Today our government is proud to announce that we support this important legislation. The question of how to effectively apply sanctions for human rights abuses and for foreign corruption was among the issues examined by the Standing Committee on Foreign Affairs and International Development. Our government is delighted to have the unanimous support of the committee members for a new tool that will enable us to impose sanctions for these violations and this corruption.
As hon. members are certainly aware, similar legislation received royal assent last month in the United Kingdom. The United States has also enacted similar legislation. This approach has also been debated in the EU Parliament. Human rights are a non-partisan issue, and I appreciate the opportunity to collaborate with the opposition on this important initiative.
Our government is a strong defender of human rights. In Canada and around the world, the issue of human rights sanctions, and in particular the case of Sergei Magnitsky, have drawn strong interest, and rightly so. However, there is no current Canadian law that authorizes the imposition of sanctions specifically for violations of international human rights obligations in a foreign state or for acts of corruption.
Bill S-226, introduced by my good friend, Senator Raynell Andreychuk, and sponsored in the chamber by the hon. member for Selkirk—Interlake—Eastman, aims to address this gap. The bill builds on the work of a great Canadian, Irwin Cotler, whose 2015 motion calling for sanctions on human rights violators received the unanimous support of the House. I was glad to be sitting as a member. I would be remiss if I did not also acknowledge the tireless efforts of my friend, the hon. member for Etobicoke Centre, on this issue. Today, our government is pleased to announce our support for this important legislation.

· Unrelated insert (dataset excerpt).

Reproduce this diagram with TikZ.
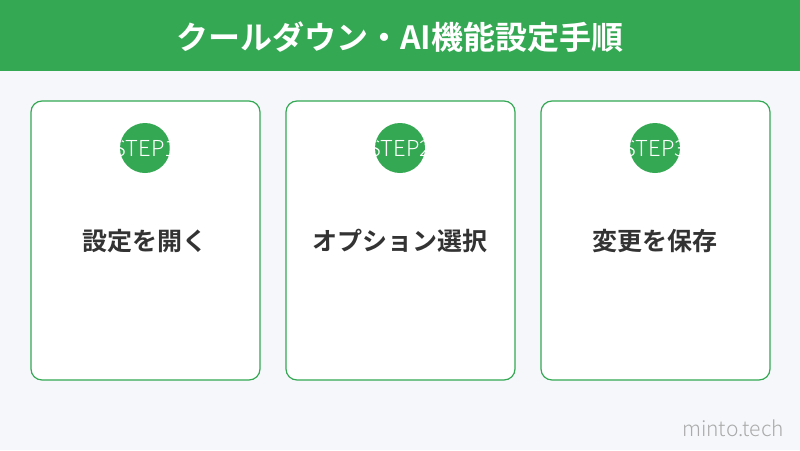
\documentclass[tikz,border=0pt]{standalone}
\usepackage{fontspec}
\setmainfont{Noto Sans CJK JP}
\newfontfamily\jpbold{Noto Sans CJK JP Bold}
\newfontfamily\jplight{Noto Sans CJK JP Light}
\definecolor{gbar}{HTML}{34A853}
\definecolor{bgc}{HTML}{F5F7FA}
\definecolor{txtc}{HTML}{333333}
\definecolor{markc}{HTML}{AAAAAA}
\tikzset{
  card/.style={draw=gbar, line width=1.2pt, fill=white, rounded corners=11pt},
  stepdot/.style={circle, fill=gbar, minimum size=50pt, inner sep=0pt},
  steplabel/.style={text=white, font=\jplight\fontsize{22}{22}\selectfont, inner sep=0pt},
  cardtext/.style={text=txtc, font=\jpbold\fontsize{25}{25}\selectfont},
}
\begin{document}
\begin{tikzpicture}[x=1pt,y=-1pt]
\useasboundingbox (0,0) rectangle (800,450);
\fill[bgc] (0,0) rectangle (800,450);
\fill[gbar] (0,0) rectangle (800,71);
\node[text=white, font=\jpbold\fontsize{32}{32}\selectfont] (title) at (400,37) {クールダウン・AI機能設定手順};
\foreach \i/\x/\t in {1/145/設定を開く, 2/400/オプション選択, 3/655/変更を保存}{
  \draw[card] (\x-114,101) rectangle (\x+115,380);
  \node[stepdot] (dot\i) at (\x,148) {};
  \begin{scope}
    \clip (\x,148) circle (25pt);
    \node[steplabel] (step\i) at (\x,148) {STEP\i};
  \end{scope}
  \node[cardtext] (text\i) at (\x,241) {\t};
}
\node[text=markc, font=\jplight\fontsize{21}{21}\selectfont] (mark) at (733,428) {minto.tech};
\end{tikzpicture}
\end{document}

The question of how to effectively apply sanctions for human rights abuses and foreign corruption was among the issues examined by the Standing Committee on Foreign Affairs and International Development. Our government was very encouraged to see unanimous support from committee members, many of whom are here this evening, for a new instrument to impose sanctions on human rights violations or corruption. Our government supports expanding the scope under which sanctions measures can be enacted under the Special Economic Measures Act to include cases of gross violations of human rights and foreign corruption.
As hon. members are surely aware, last month comparable legislation received royal assent in the United Kingdom. The United States enacted a similar law in 2012, and this approach has been debated in the EU Parliament. I truly believe this is the direction the world is going, and it will send a strong message to the world that we are able to work in a non-partisan fashion together to advance this important legislation. We hope it will receive unanimous support when it comes to a vote in the House.

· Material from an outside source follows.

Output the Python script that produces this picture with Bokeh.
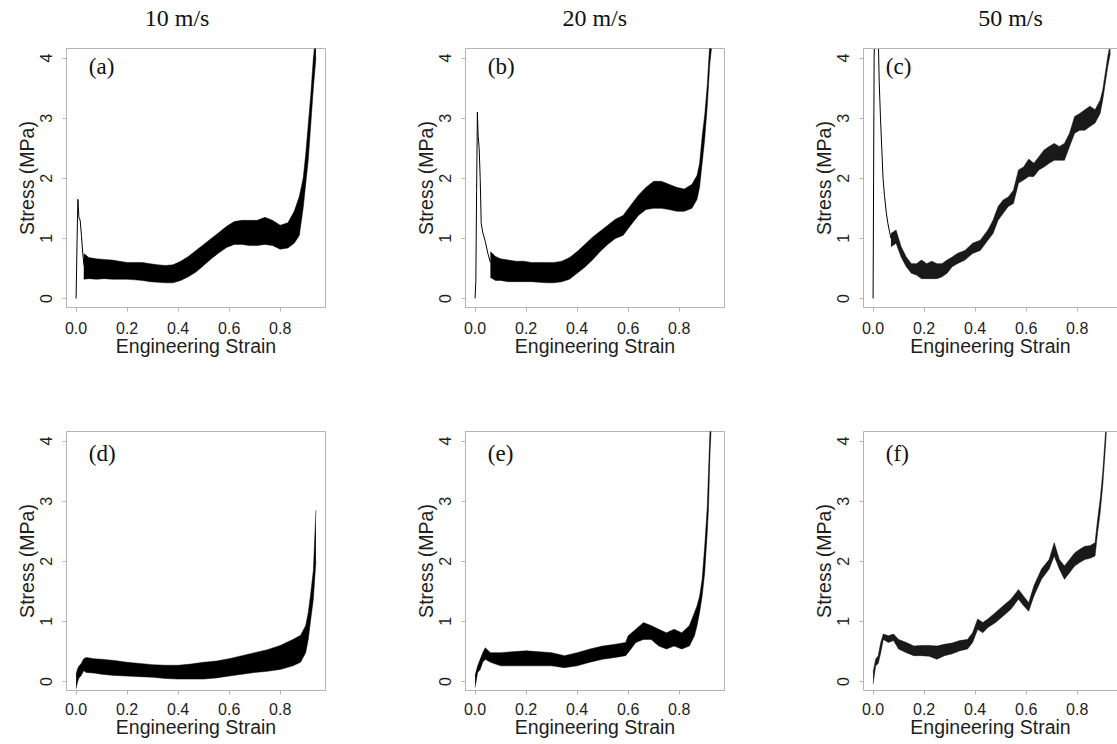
from bokeh.plotting import figure
from bokeh.models import FixedTicker, PrintfTickFormatter, Label, LinearAxis, Range1d
from bokeh.layouts import column, row
from bokeh.embed import file_html
from bokeh.resources import INLINE

# ---------------- data ----------------
x_ticks = [0.0, 0.2, 0.4, 0.6, 0.8]
y_ticks = [0, 1, 2, 3, 4]
col_titles = ["10 m/s", "20 m/s", "50 m/s"]
panel_tags = ["(a)", "(b)", "(c)", "(d)", "(e)", "(f)"]

# (a) 10 m/s, top row
a_spike_x = [0.0, 0.004, 0.007, 0.011, 0.016, 0.021, 0.026, 0.031]
a_spike_y = [0.0, 1.0, 1.65, 1.35, 1.3, 1.05, 0.75, 0.55]
a_x = [0.03, 0.05, 0.08, 0.11, 0.14, 0.17, 0.20, 0.23, 0.26, 0.29, 0.32, 0.35, 0.38, 0.41,
       0.44, 0.47, 0.50, 0.53, 0.56, 0.59, 0.62, 0.65, 0.68, 0.71, 0.74, 0.77, 0.80, 0.83,
       0.855, 0.875, 0.89, 0.90, 0.91, 0.92, 0.93, 0.94]
a_lo = [0.32, 0.33, 0.32, 0.33, 0.32, 0.32, 0.32, 0.31, 0.30, 0.28, 0.27, 0.26, 0.26, 0.30,
        0.36, 0.44, 0.55, 0.66, 0.76, 0.85, 0.90, 0.90, 0.88, 0.88, 0.90, 0.88, 0.82, 0.84,
        0.92, 1.05, 1.50, 1.90, 2.30, 2.90, 3.50, 4.00]
a_hi = [0.75, 0.68, 0.66, 0.65, 0.64, 0.62, 0.60, 0.60, 0.60, 0.58, 0.56, 0.55, 0.56, 0.62,
        0.70, 0.80, 0.90, 1.00, 1.10, 1.20, 1.28, 1.30, 1.30, 1.30, 1.35, 1.30, 1.22, 1.26,
        1.45, 1.70, 2.00, 2.40, 2.90, 3.40, 4.00, 4.40]

# (b) 20 m/s, top row
b_spike_x = [0.0, 0.003, 0.006, 0.009, 0.012, 0.016, 0.020, 0.024, 0.030, 0.040, 0.050, 0.060]
b_spike_y = [0.0, 0.3, 1.8, 3.1, 2.7, 2.5, 2.0, 1.25, 1.1, 0.95, 0.75, 0.6]
b_x = [0.06, 0.08, 0.10, 0.13, 0.16, 0.19, 0.22, 0.25, 0.28, 0.31, 0.34, 0.37, 0.40, 0.43,
       0.46, 0.49, 0.52, 0.55, 0.58, 0.61, 0.64, 0.67, 0.70, 0.73, 0.76, 0.79, 0.82, 0.85,
       0.87, 0.88, 0.89, 0.90, 0.91, 0.92, 0.93]
b_lo = [0.35, 0.30, 0.30, 0.28, 0.28, 0.28, 0.28, 0.27, 0.26, 0.26, 0.28, 0.32, 0.42, 0.52,
        0.64, 0.78, 0.90, 1.00, 1.05, 1.22, 1.38, 1.48, 1.50, 1.50, 1.48, 1.45, 1.45, 1.50,
        1.65, 1.85, 2.25, 2.65, 3.20, 3.90, 4.30]
b_hi = [0.78, 0.70, 0.66, 0.64, 0.62, 0.62, 0.60, 0.60, 0.60, 0.60, 0.62, 0.68, 0.78, 0.90,
        1.02, 1.12, 1.22, 1.32, 1.38, 1.55, 1.72, 1.85, 1.95, 1.95, 1.90, 1.85, 1.82, 1.90,
        2.05, 2.25, 2.70, 3.05, 3.55, 4.25, 4.50]

# (c) 50 m/s, top row
c_spike_x = [0.0, 0.002, 0.004, 0.007, 0.019, 0.024, 0.029, 0.034, 0.039, 0.045, 0.052,
             0.058, 0.064, 0.070]
c_spike_y = [0.0, 2.0, 4.0, 4.6, 4.6, 3.6, 3.0, 2.5, 2.0, 1.7, 1.42, 1.25, 1.12, 1.0]
c_x = [0.07, 0.09, 0.11, 0.13, 0.15, 0.17, 0.19, 0.21, 0.23, 0.25, 0.27, 0.29, 0.31, 0.33,
       0.36, 0.39, 0.42, 0.45, 0.47, 0.49, 0.51, 0.53, 0.55, 0.57, 0.59, 0.61, 0.63, 0.65,
       0.67, 0.69, 0.71, 0.73, 0.75, 0.77, 0.79, 0.81, 0.83, 0.85, 0.87, 0.89, 0.90, 0.91,
       0.92, 0.93]
c_lo = [0.86, 0.92, 0.69, 0.53, 0.42, 0.39, 0.33, 0.33, 0.33, 0.33, 0.36, 0.42, 0.53, 0.58,
        0.64, 0.75, 0.80, 0.97, 1.08, 1.30, 1.42, 1.53, 1.58, 1.92, 1.97, 2.03, 2.03, 2.14,
        2.19, 2.25, 2.30, 2.30, 2.30, 2.53, 2.75, 2.80, 2.80, 2.86, 2.92, 3.08, 3.30, 3.58,
        3.86, 4.08]
c_hi = [1.08, 1.14, 0.86, 0.69, 0.58, 0.58, 0.64, 0.58, 0.62, 0.58, 0.58, 0.64, 0.69, 0.75,
        0.80, 0.92, 0.97, 1.14, 1.30, 1.53, 1.64, 1.69, 1.80, 2.14, 2.19, 2.32, 2.25, 2.36,
        2.47, 2.53, 2.58, 2.53, 2.58, 2.75, 3.03, 3.08, 3.14, 3.20, 3.14, 3.30, 3.47, 3.75,
        4.03, 4.25]

# (d) 10 m/s, bottom row
d_x = [0.0, 0.005, 0.01, 0.02, 0.03, 0.04, 0.07, 0.10, 0.15, 0.20, 0.25, 0.30, 0.35, 0.40,
       0.45, 0.50, 0.55, 0.60, 0.65, 0.70, 0.75, 0.80, 0.85, 0.88, 0.90, 0.91, 0.92, 0.93, 0.94]
d_lo = [-0.12, -0.02, 0.05, 0.10, 0.18, 0.15, 0.14, 0.12, 0.10, 0.09, 0.08, 0.07, 0.05, 0.04,
        0.04, 0.04, 0.06, 0.09, 0.12, 0.15, 0.17, 0.20, 0.26, 0.32, 0.48, 0.70, 1.04, 1.37, 2.00]
d_hi = [0.12, 0.20, 0.25, 0.30, 0.38, 0.40, 0.38, 0.37, 0.35, 0.32, 0.30, 0.28, 0.27, 0.27,
        0.29, 0.32, 0.34, 0.38, 0.43, 0.48, 0.53, 0.60, 0.70, 0.77, 0.93, 1.15, 1.48, 1.85, 2.85]

# (e) 20 m/s, bottom row
e_x = [0.0, 0.01, 0.02, 0.03, 0.04, 0.06, 0.10, 0.20, 0.30, 0.35, 0.40, 0.45, 0.50, 0.55,
       0.59, 0.60, 0.63, 0.66, 0.69, 0.72, 0.75, 0.78, 0.81, 0.84, 0.86, 0.87, 0.88, 0.89,
       0.90, 0.91, 0.915, 0.92, 0.925]
e_lo = [-0.10, 0.15, 0.20, 0.32, 0.37, 0.32, 0.26, 0.26, 0.26, 0.23, 0.26, 0.32, 0.37, 0.40,
        0.43, 0.48, 0.65, 0.70, 0.70, 0.59, 0.54, 0.59, 0.54, 0.59, 0.76, 0.93, 1.15, 1.42,
        1.81, 2.48, 2.90, 3.70, 4.20]
e_hi = [0.10, 0.26, 0.37, 0.48, 0.56, 0.48, 0.48, 0.51, 0.48, 0.43, 0.48, 0.54, 0.59, 0.62,
        0.65, 0.76, 0.87, 0.98, 0.93, 0.87, 0.81, 0.87, 0.81, 0.93, 1.15, 1.26, 1.42, 1.70,
        2.25, 2.90, 3.50, 4.10, 4.40]

# (f) 50 m/s, bottom row
f_x = [0.0, 0.01, 0.02, 0.03, 0.04, 0.06, 0.08, 0.10, 0.13, 0.16, 0.19, 0.22, 0.25, 0.28,
       0.31, 0.34, 0.37, 0.39, 0.41, 0.43, 0.45, 0.48, 0.51, 0.54, 0.57, 0.59, 0.61, 0.63,
       0.66, 0.69, 0.71, 0.73, 0.75, 0.77, 0.79, 0.81, 0.83, 0.85, 0.87, 0.88, 0.89, 0.90,
       0.91, 0.915]
f_lo = [-0.04, 0.26, 0.30, 0.48, 0.70, 0.65, 0.68, 0.54, 0.48, 0.43, 0.43, 0.42, 0.37, 0.43,
        0.46, 0.51, 0.54, 0.65, 0.87, 0.81, 0.90, 0.98, 1.09, 1.20, 1.37, 1.26, 1.17, 1.42,
        1.70, 1.87, 2.09, 1.87, 1.70, 1.81, 1.92, 1.98, 2.03, 2.05, 2.09, 2.48, 2.81, 3.25,
        3.86, 4.20]
f_hi = [0.15, 0.37, 0.43, 0.65, 0.79, 0.76, 0.79, 0.70, 0.65, 0.59, 0.60, 0.60, 0.59, 0.62,
        0.64, 0.68, 0.70, 0.81, 1.04, 0.98, 1.04, 1.15, 1.26, 1.37, 1.53, 1.42, 1.31, 1.59,
        1.87, 2.03, 2.31, 2.03, 1.92, 2.03, 2.14, 2.20, 2.25, 2.26, 2.31, 2.70, 3.03, 3.47,
        4.08, 4.40]

# ---------------- styling / layout ----------------
GREY = "#b4b4b4"
TXT = "#1e1e1e"
X0 = -0.0376
Y_RANGE = (-0.15, 4.16)


def make_panel(width, height, bl, br, bt, bb, x_end, open_right, tick_std, lab_std):
    p = figure(width=width, height=height,
               x_range=Range1d(X0, x_end), y_range=Range1d(*Y_RANGE),
               output_backend="svg", toolbar_location=None,
               min_border_left=bl, min_border_right=br,
               min_border_top=bt, min_border_bottom=bb)
    p.background_fill_color = "white"
    p.border_fill_color = "white"
    p.grid.visible = False

    xa = p.below[0]
    ya = p.left[0]
    for ax in (xa, ya):
        ax.axis_line_color = GREY
        ax.major_tick_line_color = GREY
        ax.minor_tick_line_color = None
        ax.major_tick_in = 0
        ax.major_tick_out = 4
        ax.major_label_text_font = "Liberation Sans"
        ax.major_label_text_font_size = "16px"
        ax.major_label_text_color = TXT
        ax.axis_label_text_font = "Liberation Sans"
        ax.axis_label_text_font_size = "19.5px"
        ax.axis_label_text_font_style = "normal"
        ax.axis_label_text_color = TXT

    xa.ticker = FixedTicker(ticks=x_ticks)
    xa.formatter = PrintfTickFormatter(format="%.1f")
    xa.axis_label = "Engineering Strain"
    xa.major_label_standoff = tick_std
    xa.axis_label_standoff = lab_std

    ya.ticker = FixedTicker(ticks=y_ticks)
    ya.axis_label = "Stress (MPa)"
    ya.major_label_orientation = "vertical"
    ya.major_label_standoff = 10
    ya.axis_label_standoff = 0

    if open_right:
        p.outline_line_color = None
        top = LinearAxis(ticker=FixedTicker(ticks=[]), axis_line_color=GREY,
                         major_tick_line_color=None, minor_tick_line_color=None,
                         major_label_text_font_size="0px", major_label_standoff=0,
                         axis_label=None)
        p.add_layout(top, "above")
    else:
        p.outline_line_color = GREY
        p.outline_line_width = 1
    return p


def make_strip(width, bl, br, x_end, text, x):
    s = figure(width=width, height=40, x_range=Range1d(X0, x_end), y_range=Range1d(0, 1),
               output_backend="svg", toolbar_location=None,
               x_axis_type=None, y_axis_type=None,
               min_border_left=bl, min_border_right=br, min_border_top=0, min_border_bottom=0)
    s.grid.visible = False
    s.outline_line_color = None
    s.background_fill_color = "white"
    s.border_fill_color = "white"
    s.add_layout(Label(x=x, y=0.575, text=text, text_align="center",
                       text_baseline="middle", text_font="Liberation Serif",
                       text_font_size="24px", text_color="#111111"))
    return s


def draw(p, xs, lo, hi, alpha=1.0, spike_x=None, spike_y=None):
    p.varea(x=xs, y1=lo, y2=hi, fill_color="black", fill_alpha=alpha)
    p.line(x=xs, y=lo, line_color="black", line_width=0.8, line_alpha=0.6)
    p.line(x=xs, y=hi, line_color="black", line_width=0.8, line_alpha=0.6)
    if spike_x is not None:
        p.line(x=spike_x, y=spike_y, line_color="black", line_width=1.0)


def tag(p, text, y):
    p.add_layout(Label(x=0.05, y=y, text=text, text_align="left", text_baseline="middle",
                       text_font="Liberation Serif", text_font_size="23px",
                       text_color="#111111"))


# page starts at (0,0); columns: 0..407, 407..806, 806..1117
# title strip (y 0..40)
sa = make_strip(407, 66, 82, 0.9776, col_titles[0], 0.396)
sb = make_strip(399, 58, 82, 0.9776, col_titles[1], 0.469)
sc = make_strip(311, 57, 0, 0.958, col_titles[2], 0.5386)
# top row (y 40..375), frames 48..307
pa = make_panel(407, 335, 66, 82, 8, 68, 0.9776, False, 10, -2)
pb = make_panel(399, 335, 58, 82, 8, 68, 0.9776, False, 10, -2)
pc = make_panel(311, 335, 57, 0, 8, 68, 0.958, True, 10, -2)
# bottom row (y 375..743), frames 431..690
pd = make_panel(407, 368, 66, 82, 56, 53, 0.9776, False, 8, -2)
pe = make_panel(399, 368, 58, 82, 56, 53, 0.9776, False, 8, -2)
pf = make_panel(311, 368, 57, 0, 56, 53, 0.958, True, 8, -2)

draw(pa, a_x, a_lo, a_hi, 1.0, a_spike_x, a_spike_y)
draw(pb, b_x, b_lo, b_hi, 1.0, b_spike_x, b_spike_y)
draw(pc, c_x, c_lo, c_hi, 0.9, c_spike_x, c_spike_y)
draw(pd, d_x, d_lo, d_hi, 1.0)
draw(pe, e_x, e_lo, e_hi, 1.0)
draw(pf, f_x, f_lo, f_hi, 0.9)

for p, t in zip([pa, pb, pc], panel_tags[:3]):
    tag(p, t, 3.865)
for p, t in zip([pd, pe, pf], panel_tags[3:]):
    tag(p, t, 3.80)

layout = column(row(sa, sb, sc), row(pa, pb, pc), row(pd, pe, pf))
open("out.html", "w").write(file_html(layout, INLINE))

I will certainly work hard for that, and I really want to thank members on both sides of the House for their hard work. We know this has not been an easy issue to support, and I am sure there will be some objections, but we as Canadian members of Parliament can be united. Together, we will advance Canada's resolute defence of human rights at home and abroad, and advance our national values.
Let me now turn to my mandate: restoring Canada's constructive leadership in the world, promoting our values and interests, and ensuring Canada makes a meaningful contribution to global peace and prosperity. Through our progressive international agenda, we are strengthening our credibility and influence, contributing to a more just and inclusive world, helping to make the world safer and more secure, and contributing to a more prosperous world for Canadians and everyone else. There is more work to do.

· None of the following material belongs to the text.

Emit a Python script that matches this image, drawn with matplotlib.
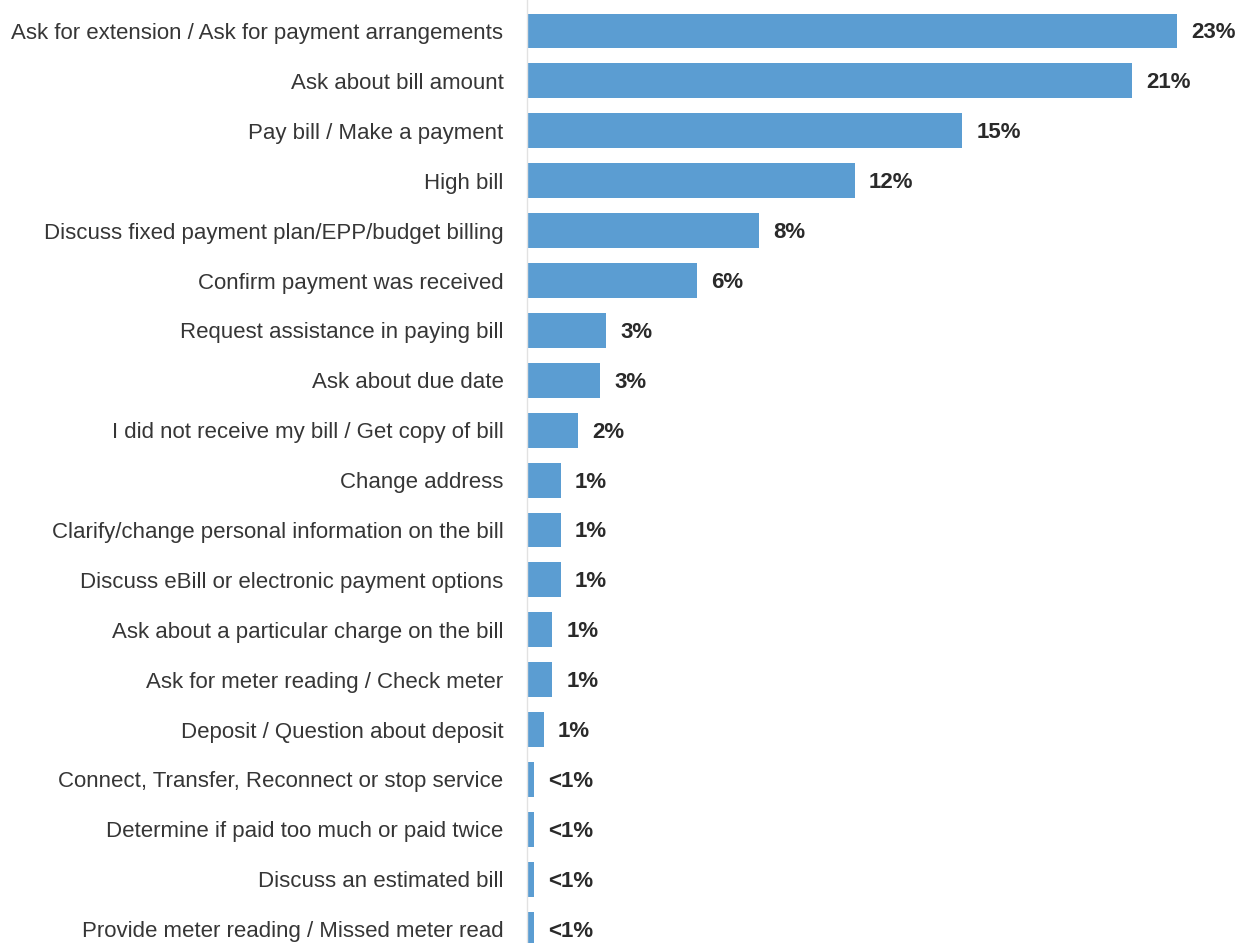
import matplotlib
matplotlib.use("Agg")
import matplotlib.pyplot as plt
from matplotlib import font_manager

categories = [
    "Ask for extension / Ask for payment arrangements",
    "Ask about bill amount",
    "Pay bill / Make a payment",
    "High bill",
    "Discuss fixed payment plan/EPP/budget billing",
    "Confirm payment was received",
    "Request assistance in paying bill",
    "Ask about due date",
    "I did not receive my bill / Get copy of bill",
    "Change address",
    "Clarify/change personal information on the bill",
    "Discuss eBill or electronic payment options",
    "Ask about a particular charge on the bill",
    "Ask for meter reading / Check meter",
    "Deposit / Question about deposit",
    "Connect, Transfer, Reconnect or stop service",
    "Determine if paid too much or paid twice",
    "Discuss an estimated bill",
    "Provide meter reading / Missed meter read",
]
shares = [23.0, 21.4, 15.4, 11.6, 8.2, 6.0, 2.8, 2.6, 1.8, 1.2, 1.2, 1.2,
          0.9, 0.9, 0.6, 0.25, 0.25, 0.25, 0.25]


def pct_label(v):
    return "<1%" if v < 0.5 else f"{round(v):d}%"


names = {f.name for f in font_manager.fontManager.ttflist}
label_font = "Liberation Sans Narrow" if "Liberation Sans Narrow" in names else "Liberation Sans"

W, H = 1242, 943
fig = plt.figure(figsize=(W / 100, H / 100), dpi=100)
fig.patch.set_facecolor("white")

x0 = 527
ax = fig.add_axes([x0 / W, 0, 1 - x0 / W, 1])
row = 49.9
ax.set_ylim((H - 31) / row, -31 / row)
ax.set_xlim(0, 23 * (W - x0) / (1177 - x0))

ypos = list(range(len(categories)))
ax.barh(ypos, shares, height=0.7, color="#5b9dd2", edgecolor="none")

for y, v in zip(ypos, shares):
    ax.text(v + 0.5, y + 0.04, pct_label(v), va="center", ha="left",
            fontsize=16, fontweight="bold", color="#2a2a2a",
            family="Liberation Sans")

ax.set_yticks(ypos)
ax.set_yticklabels(categories, fontsize=16.0, color="#363636", family=label_font)
ax.tick_params(axis="y", length=0, pad=17)
ax.set_xticks([])
for s in ["top", "right", "bottom"]:
    ax.spines[s].set_visible(False)
ax.spines["left"].set_color("#e2e2e2")
ax.spines["left"].set_linewidth(1.0)
ax.set_facecolor("none")

fig.savefig("out.png", dpi=100)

Today is International Day Against Homophobia, Transphobia and Biphobia. I was very pleased to announce earlier today that Canada will seek to co-chair the Equal Rights Coalition, a group of 33 governments committed to promoting and protecting the rights of LGBTQ2 people around the world. One of the coalition's recent priorities is addressing the deplorable human rights violations against gay and bisexual men in Chechnya. Canada has led on this issue since we spoke out publicly on April 15, and I want to assure hon. members that our government continues to be very deeply engaged in this specific issue, and I am personally very involved.
Abroad, we have taken a feminist approach to our foreign policy and international assistance, providing significant support for sexual and reproductive health rights, including abortion, which I know my beloved colleague will discuss this evening at greater length. Our leadership on key international issues has also been evident on the environment. Together with my colleagues, Canada has been implementing significant contributions to the Paris agreement, and I want to note that at the recent meeting of the Arctic Council, which I attended, I personally was glad to see that the Paris agreement was mentioned in that shared declaration. That was important, as was climate change.
In the realm of international security, our government is implementing a strategy for security, stabilization, and humanitarian development assistance for Iraq, Syria, Jordan, and Lebanon. Of the $1.6 billion allocated in budget 2016, $1.1 billion is dedicated to humanitarian assistance and development programming. Again, we will hear more from my colleague about that later tonight. Through our strategy, we are making meaningful contributions to the region. Another significant contribution is our welcome of more than 40,000 Syrian refugees to Canada, something that all Canadians can be proud of, and is really a distinctive contribution of Canada to regional security, Europe's security, and investment in the future of our great country, to which immigrants have contributed so much.
In eastern Europe, we have recently extended Operation Unifier in Ukraine. Canadian women and men in uniform are leading a multinational NATO battle group in Latvia. Canada values NATO's role as a critical contributor to international peace and security, and we view NATO as the cornerstone of North Atlantic security and defence policy.
One of our closest NATO allies is, of course, the United States. As all Canadians would expect, our government has made it a priority to build a relationship with the new U.S. administration. Since the election, we have been focused on engaging with our counterparts on how to collaboratively grow our economies and support our middle classes.